Andy— There are LOTS of polls, and surely some put Kerry down in the battlegrounds. For example, if the spreads of the latest Zogby internet poll were the spreads on election day, Kerry would be in trouble. Matthews is not a pollster, and seems to pick his polling data in a haphazard manner. Moreover, he uses broad summaries of the numbers to support whatever story he thinks fits as the narrative of the race.
My take is that Kerry is up in the battlegrounds, and the last round of Zogby internet polls were the only datapoints I have seen that contradict this view.
Matthews is a total chameleon. Actually, he is worse than
O’Reilly because he pretends to throw a few more bones to the dems. I can’t believe this guy was employed by Thomas P. O’Neill. Look at his lineup! Andrea Mitchell? I haven’t heard her say a positive thing about Kerry in months. Red Sox win and now Kerry wins!!

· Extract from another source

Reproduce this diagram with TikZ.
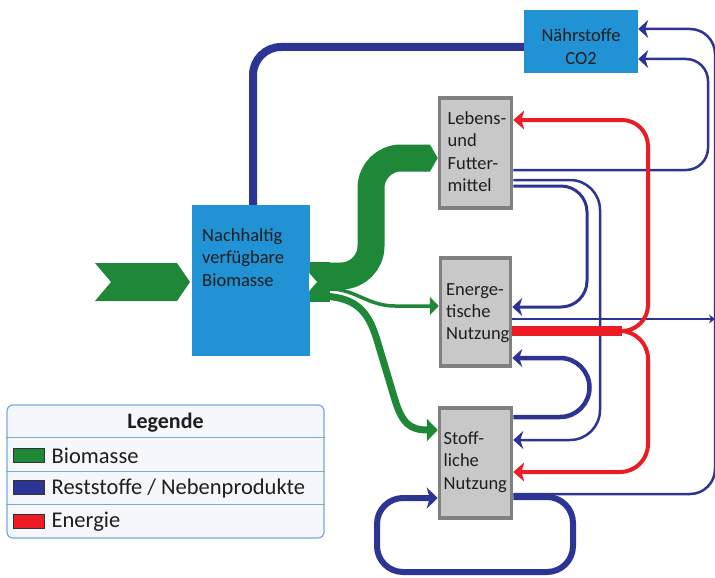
\documentclass[tikz,border=0pt]{standalone}
\usepackage{fontspec}
\setmainfont{Carlito}
\usetikzlibrary{arrows.meta}
\definecolor{dblue}{RGB}{44,52,148}
\definecolor{rred}{RGB}{236,28,36}
\definecolor{ggreen}{RGB}{30,136,56}
\definecolor{boxblue}{RGB}{33,146,212}
\definecolor{boxgray}{RGB}{200,200,200}
\definecolor{bordergray}{RGB}{128,128,128}
\definecolor{legborder}{RGB}{120,170,220}
\definecolor{legfill}{RGB}{246,247,251}
\definecolor{txt}{RGB}{30,30,30}
\begin{document}
\begin{tikzpicture}[x=1pt,y=-1pt,
  bluebox/.style={fill=boxblue, draw=none, inner sep=0pt},
  graybox/.style={fill=boxgray, draw=bordergray, line width=3.5pt, inner sep=0pt},
  boxtext/.style={inner sep=0pt, text=txt, text width=110pt, align=left, anchor=base west, font=\fontsize{18.5}{22.4}\selectfont},
  bl/.style={draw=dblue, line cap=butt},
  rd/.style={draw=rred},
  gr/.style={draw=ggreen},
  barrow/.style={-{Stealth[length=10pt,width=18pt,inset=3pt]}},
  rarrow/.style={-{Stealth[length=11pt,width=19pt,inset=3pt]}},
  legtext/.style={inner sep=0pt, anchor=base west, text=txt, font=\fontsize{22.5}{26}\selectfont},
  swatch/.style={draw=black!80, line width=0.8pt, minimum width=31pt, minimum height=14pt, inner sep=0pt},
  sepline/.style={draw=legborder, line width=1pt}
]
\useasboundingbox (0,0) rectangle (715,578);
\fill[white] (0,0) rectangle (715,578);
\clip (0,0) rectangle (715,578);

% boxes
\node[bluebox, minimum width=118pt, minimum height=151pt] (nach) at (251,280.5) {};
\node[bluebox, minimum width=114pt, minimum height=63pt] (naehr) at (581,41.5) {};
\node[graybox, minimum width=72pt, minimum height=110pt] (leb) at (475.5,153) {};
\node[graybox, minimum width=70pt, minimum height=108pt] (ener) at (475.5,312) {};
\node[graybox, minimum width=72pt, minimum height=110pt] (stoff) at (475.5,463) {};

\node[boxtext] (lebtext) at (447.5,124.5) {Lebens-\\und\\Futter-\\mittel};
\node[boxtext] (enertext) at (446,295) {Energe-\\tische\\Nutzung};
\node[boxtext] (stofftext) at (443.5,444.5) {Stoff-\\liche\\Nutzung};
\node[boxtext] (nachtext) at (202,241.5) {Nachhaltig\\verfügbare\\Biomasse};
\node[boxtext, align=center, anchor=base] (naehrtext) at (581,41.7) {Nährstoffe\\CO2};

% thick blue: Biomasse -> Naehrstoffe
\draw[bl, line width=8pt, rounded corners=28pt] (253,0 |- nach.north) -- (253,47) -- (naehr.west |- 0,47);

% Stoff -> Naehrstoffe (outer)
\draw[bl, line width=2.5pt, rounded corners=25pt, barrow] (stoff.east |- 0,494) -- (715,494) -- (715,29) -- (naehr.east |- 0,29);
% Lebens -> Naehrstoffe (inner)
\draw[bl, line width=2.5pt, rounded corners=22pt, barrow] (leb.east |- 0,170) -- (708,170) -- (708,59) -- (naehr.east |- 0,59);

% Energie -> right edge
\draw[bl, line width=1.5pt, -{Stealth[length=6pt,width=9pt]}] (ener.east |- 0,319) -- (715,319);

% Lebens -> Stoff
\draw[bl, line width=2.5pt, rounded corners=30pt, barrow] (leb.east |- 0,180) -- (600,180) -- (600,440) -- (stoff.east |- 0,440);
% Lebens -> Energe
\draw[bl, line width=3pt, rounded corners=26pt, barrow] (leb.east |- 0,186) -- (587,186) -- (587,307) -- (ener.east |- 0,307);

% red energy
\draw[rd, line width=10pt] (ener.east |- 0,331) -- (622,331);
\draw[rd, line width=4pt, rounded corners=26pt, rarrow] (ener.east |- 0,331) -- (648,331) -- (648,120) -- (leb.east |- 0,120);
\draw[rd, line width=4pt, rounded corners=28pt, rarrow] (ener.east |- 0,331) -- (648,331) -- (648,472) -- (stoff.east |- 0,472);

% Stoff -> Energe U
\draw[bl, line width=4.5pt, barrow] (stoff.east |- 0,417) -- (560,417) arc[start angle=-90, end angle=90, radius=29.5pt] -- (ener.east |- 0,358);

% bottom loop
\draw[bl, line width=6pt, rounded corners=26pt, -{Stealth[length=11pt,width=21pt,inset=3pt]}] (stoff.east |- 0,497) -- (573,497) -- (573,572) -- (377,572) -- (377,498) -- (stoff.west |- 0,498);

% green input chevron
\fill[ggreen] (95,263) -- (177,263) -- (190,282) -- (177,301) -- (95,301) -- (111,282) -- cycle;

% green flows
\fill[ggreen] (310,262) -- (330,262) -- (330,302) -- (310,302) -- cycle;
\draw[gr, line width=27pt, rounded corners=30pt] (nach.east |- 0,276) -- (371,276) -- (371,158) -- (426,158);
\fill[ggreen] (425,144.5) -- (430,144.5) -- (leb.west |- 0,158) -- (430,171.5) -- (425,171.5) -- cycle;
\draw[gr, line width=3.5pt, -{Triangle[length=9pt,width=18pt]}] (nach.east |- 0,289) -- (330,289) .. controls (355,289) and (368,306) .. (395,306) -- (ener.west |- 0,306);
\draw[gr, line width=7pt, -{Triangle[length=11pt,width=22pt]}] (nach.east |- 0,296) -- (318,296) .. controls (355,296) and (368,310) .. (377,340) -- (395,400) .. controls (402,423) and (410,430) .. (stoff.west |- 0,430);
\fill[white] (309,273) -- (317,282) -- (309,291) -- cycle;

% legend
\node[draw=legborder, fill=legfill, line width=1.2pt, rounded corners=6pt, minimum width=317pt, minimum height=133pt, inner sep=0pt] (leg) at (165.5,471.5) {};
\draw[sepline] (leg.west |- 0,437) -- (leg.east |- 0,437);
\draw[sepline] (leg.west |- 0,471) -- (leg.east |- 0,471);
\draw[sepline] (leg.west |- 0,504) -- (leg.east |- 0,504);
\node[inner sep=0pt, anchor=base, text=txt, font=\bfseries\fontsize{22}{26}\selectfont] (legtitle) at (165.5,428.3) {Legende};
\node[swatch, fill=ggreen] (swg) at (28.5,455) {};
\node[swatch, fill=dblue] (swb) at (28.5,487) {};
\node[swatch, fill=rred] (swr) at (28.5,521) {};
\node[legtext] (lg) at (51.5,463.3) {Biomasse};
\node[legtext] (lb) at (51.5,494.5) {Reststoffe / Nebenprodukte};
\node[legtext] (lr) at (51.5,527.3) {Energie};
\end{tikzpicture}
\end{document}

The education breakdowns on this poll are extraordinary. The college-educated and some college categories have been quite stable while the high school or less category has fluctuated wildly. The entire change from the last poll is due to high school or less going from 47-37 Bush to 46-41 Kerry. The pattern for income is similar, although less extreme, with the greatest fluctuations in the less than 20,000 category. I suspect that this labile behavior is due to small sample size because of the difficulty of reaching low-income respondents which increases both the sampling error and the estimation error of the weighting coefficients.
Note that since the last poll Kerry improved by 2% among whites and by 1% among non-whites, yet he imrpoved 3% overall. Thus much of Kerry’s improvement is caused by the latest sample containing more non-whites.
It would appear, based on these observations, that in the polls Sept. 22-26 and Oct. 1-3 polls that showed Bush ahead, low-income pro-Kerry voters were underrepresented among the low-education respondents. The Sept. 17-21 and Oct. 15-19 polls that show a strong Kerry lead among voters with less than $20,000 income probably are much closer to the reality throughout the period.
This is striking evidence of the problems caused by the lack (for good practical reasons) of income-weighting of respondents in a year when voting behavior is very income-dependent, and education is not usable as a proxy for income because voters of the same income and different education levels vote very differently. See my posting on the new Wisconsin poll.
Only because the Pew poll gives more detail than other polls can we criticize it in such detail. I suspect that looking at other polls would turn up similar anomalies.
Andy Knox, have you been watching the same Chris Matthews on Hardball as I have?? The bias for Bush is unbelievable!! I gave up on Matthews when he constantly was crowing over how Cheney really got Edwards good, when he said he never met Edwards until the debate. Even after it was shown that Cheney had met Edwards several times, Matthews was still saying Edwards really got kicked by Cheneys’ statement.
I noticed that Bush had been enjoying a significant lead among white Catholics in the previous three Pew Research Center Polls. In the most recent poll the results are almost reversed with Kerry up 7% among white Catholics. Is this just an anomaly? If not, what accounts for the improvement? Was it the last debate?
Can someone please explain to me why these polls all have Kerry in the lead yet when I watch Hardball tonight they are saying Kerry is down in BGround states?
Please don’t say Hardball is a conservatively skewed show, I think Mathews really does a good job of keeping an even hand.
But out of curiosity why is it that many shows list Bush as having these leads yet when I go to Liberal leaning websites they all list Kerry. Which one do I believe?